His foster brother was gone before he had finished speaking. Ghyll searched the pockets of the dead sorcerer and let out a triumphant cry when he got hold of a bunch of keys. Hastily he jumped into the stairwell and limped to the cage. The third key fit and the cell door swung silently open. Ghyll fell on his knees beside the girl.
‘Where is Uwella?’
‘Busy with Bo.’ Kerianna pushed him with her knee. ‘Move aside.’ She crouched down and turned the girl on her back. A long, blond strand of hair fell over her hand and Ghyll suddenly thought of that other girl lying dead outside. Same build, same hair. Even the faces resembled each other. ‘The real Avelore?’
Kerianna nodded. ‘That’s what I thought. The resemblance is uncanny.’
‘Good gods, Bo…’
‘He’s unconscious. Uwella is with him. I asked the others to set up the tents; we’re going nowhere today.’
‘No, no, of course not. Good for you. I don’t really get it all. First Avelore or whatever her real name was. Then Bo… I hope I didn’t hit him too hard. I had to stop him and I knew no other way.’
‘There was no other way.’ Keri looked at him. ‘Uwella said you should’ve been dead yourself, you idiot. Bo had gathered so much energy; it had to go somewhere.’
‘Childegard,’ Ghyll said shortly. ‘He absorbed all the energy and went dark. I thought I had killed them both.’
‘Sire?’ The girl’s voice was a flutter in the silence. ‘Is it really you?’
‘As real as anything. And who are you?’
‘Avelore anThelander,’ she said faintly. ‘I saw you in the temple of Fantus in Leudra.’
‘Where you let that branneman escape,’ Ghyll said, without even thinking.
‘No, that was another girl. Ruchelle, with that weird kitten.’
‘What do you mean, weird kitten?’
‘It didn’t grow,’ Avelore whispered. ‘It stayed small for months.’
‘How long have you been here?’
‘I don’t know. What day is it today?’
‘The 8th of Ogstall,’ Kerianna said, with her hands on Avelore’s shoulder blade. ‘Does this hurt?’
‘No,’ the girl said and paused. ‘That long? Five weeks ago, I went to Rabogst. The temple had appointed me portal mistress. As I arrived, I found her waiting for me.’
‘Who?’ Ghyll asked.
‘That other girl; Ruchelle. She said hello and gave me a hand, and that’s the last thing I knew.

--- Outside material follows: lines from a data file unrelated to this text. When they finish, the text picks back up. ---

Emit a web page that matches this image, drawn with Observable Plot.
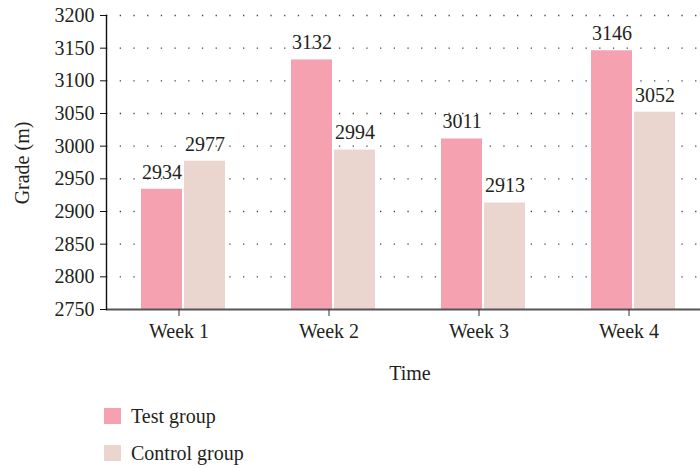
<!DOCTYPE html>
<html>
<head>
<meta charset="utf-8">
<script src="https://cdn.jsdelivr.net/npm/d3@7"></script>
<script src="https://cdn.jsdelivr.net/npm/@observablehq/plot@0.6"></script>
<style>
  body { margin: 0; background: #fff; }
  #wrap { position: relative; width: 700px; height: 468px; font-family: "Liberation Serif", serif; color: #231f20; }
  .lab { position: absolute; font-size: 20px; white-space: nowrap; }
  .legend { position: absolute; left: 104px; font-size: 20px; display: flex; align-items: center; }
  .sw { width: 17px; height: 16px; margin-right: 10px; }
</style>
</head>
<body>
<div id="wrap"></div>
<script>
const weeks = ["Week 1", "Week 2", "Week 3", "Week 4"];
const testValues = [2934, 3132, 3011, 3146];
const controlValues = [2977, 2994, 2913, 3052];
const yTicks = [2750, 2800, 2850, 2900, 2950, 3000, 3050, 3100, 3150, 3200];
const groups = ["Test group", "Control group"];
const colors = ["#f6a1b0", "#ead5cf"];

const yMin = yTicks[0], yMax = yTicks[yTicks.length - 1];
const testRows = weeks.map((w, i) => ({week: w, value: testValues[i]}));
const controlRows = weeks.map((w, i) => ({week: w, value: controlValues[i]}));

const chart = Plot.plot({
  width: 700,
  height: 390,
  marginLeft: 106,
  marginRight: 0,
  marginTop: 15,
  marginBottom: 81,
  style: {fontFamily: "Liberation Serif, serif", fontSize: "20px", color: "#231f20", background: "#fff"},
  x: {domain: weeks, range: [139.5, 675.7], paddingInner: 0.4428, paddingOuter: 0},
  y: {domain: [yMin, yMax]},
  marks: [
    Plot.gridY(yTicks.slice(1), {stroke: "#444", strokeOpacity: 1, strokeWidth: 1.3, strokeDasharray: "1.3 12.4"}),
    Plot.barY(testRows, {x: "week", y1: yMin, y2: "value", fill: colors[0], insetRight: 43}),
    Plot.barY(controlRows, {x: "week", y1: yMin, y2: "value", fill: colors[1], insetLeft: 43}),
    Plot.text(testRows, {x: "week", y: "value", text: d => String(d.value), dx: -21.5, dy: -17, fill: "#231f20", fontSize: 20}),
    Plot.text(controlRows, {x: "week", y: "value", text: d => String(d.value), dx: 21.5, dy: -17, fill: "#231f20", fontSize: 20}),
    Plot.ruleY([yMin], {stroke: "#555", strokeWidth: 1.8}),
    Plot.frame({anchor: "left", stroke: "#111", strokeWidth: 1.4}),
    Plot.axisY({ticks: yTicks, tickFormat: d => String(d), tickSize: 6, tickPadding: 6, label: null, stroke: "#111", fontSize: 20}),
    Plot.axisX({tickSize: 7, tickPadding: 7, label: null, dx: -4.5, stroke: "#333", fontSize: 20})
  ]
});

const wrap = document.getElementById("wrap");
wrap.appendChild(chart);

const yl = document.createElement("div");
yl.className = "lab";
yl.textContent = "Grade (m)";
yl.style.left = "22px"; yl.style.top = "163px";
yl.style.transform = "translate(-50%, -50%) rotate(-90deg)";
wrap.appendChild(yl);

const xl = document.createElement("div");
xl.className = "lab";
xl.textContent = "Time";
xl.style.left = "410px"; xl.style.top = "373px";
xl.style.transform = "translate(-50%, -50%)";
wrap.appendChild(xl);

groups.forEach((g, i) => {
  const item = document.createElement("div");
  item.className = "legend";
  item.style.top = (405 + i * 37) + "px";
  item.style.height = "22px";
  const sw = document.createElement("div");
  sw.className = "sw";
  sw.style.background = colors[i];
  const t = document.createElement("span");
  t.textContent = g;
  item.appendChild(sw);
  item.appendChild(t);
  wrap.appendChild(item);
});
</script>
</body>
</html>
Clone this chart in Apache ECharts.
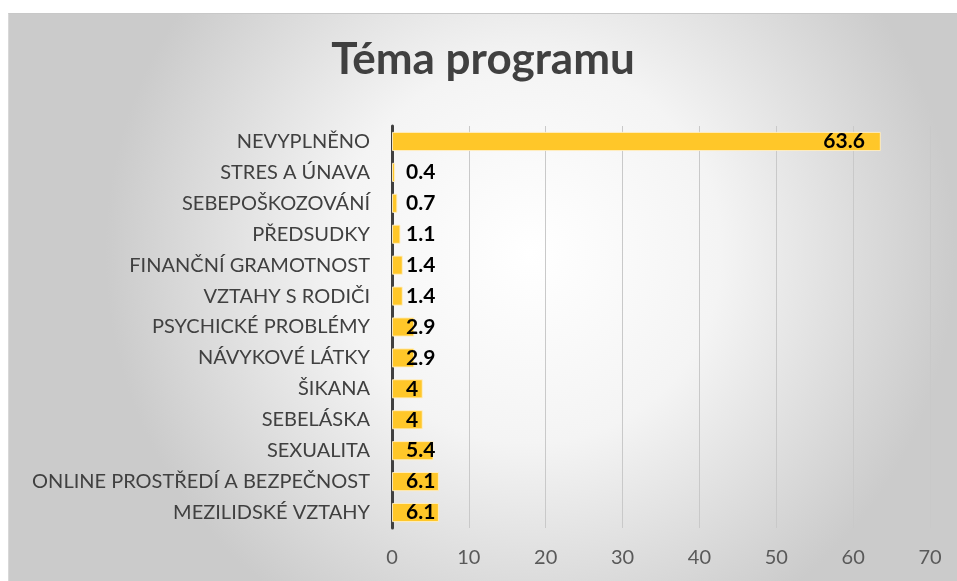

When I woke up, I was here… with him. Where is he?’
‘Who do you mean?’
‘That monster, Theorg Thadziwill. The… the…’
‘A little man with a big nose?’
‘Yes! Is he dead?’
‘Absolutely,’ Ghyll said cheerfully. ‘Deader than he is hardly possible.’
‘Beautiful.’ She began to cry softly. ‘I want out of here. Do you think you can take me outside, Sire? I don’t think I can walk.’
Kerianna nodded. ‘Go ahead and carry her. Fresh air and sunlight do wonders.’
Ghyll lifted the girl gently. She weighed almost nothing. On the way out he said, ‘Don’t be alarmed, but Ruchelle is here. She’s… dead too.’
The real Avelore moved in his arms. ‘I don’t understand. What was Ruchelle doing here?’
‘She joined us using your name.’
‘Mainal help me,’ the girl said weakly. ‘I don’t know what’s happening.’
‘We will explain it all later.’
‘Please. This is so confusing.’ She raised her head to the sun. ‘Am I free now? Is this really true?’
‘Do I feel so little solid?’ Ghyll said, smiling. ‘You’re free.’
He carried the girl to the tents and put her down in the grass.
‘There you are,’ he said. ‘Hungry?’
‘Food?’ The girl stared at her hands. ‘I dreamed of eating. My mother’s soup, the smell of roasting meat when there was money, of freshly baked bread. Then he came with a big plateful, eating it all while I watched. I caught the lizards and beetles scurrying through the cells and ate them raw. There was a rat; I was watching him for days, until he came too close to the bars. Rat…’ Then she looked at Ghyll. ‘Yes, Sire. I’m hungry.’
‘Wait.’ Ghyll limped to his horse. When he came back, he gave Avelore two small buns. ‘They’re the last two our Yinno friends baked; with sun seed. Chew slowly, please. The next course is underway, but the water isn’t boiling yet.’ He looked a little crestfallen. ‘Bo always did the fire and now we have to try the old fashioned way, with a tinder box. None of us is very handy with it.’
The girl closed her eyes, and a moment later, the tears rolled down her cheeks. ‘I can’t,’ she whispered. ‘All my mana is gone. I’m no longer an adepta.’
‘It will pass,’ Ghyll said reassuringly. ‘The mana will come back, but first you need sleep and food.’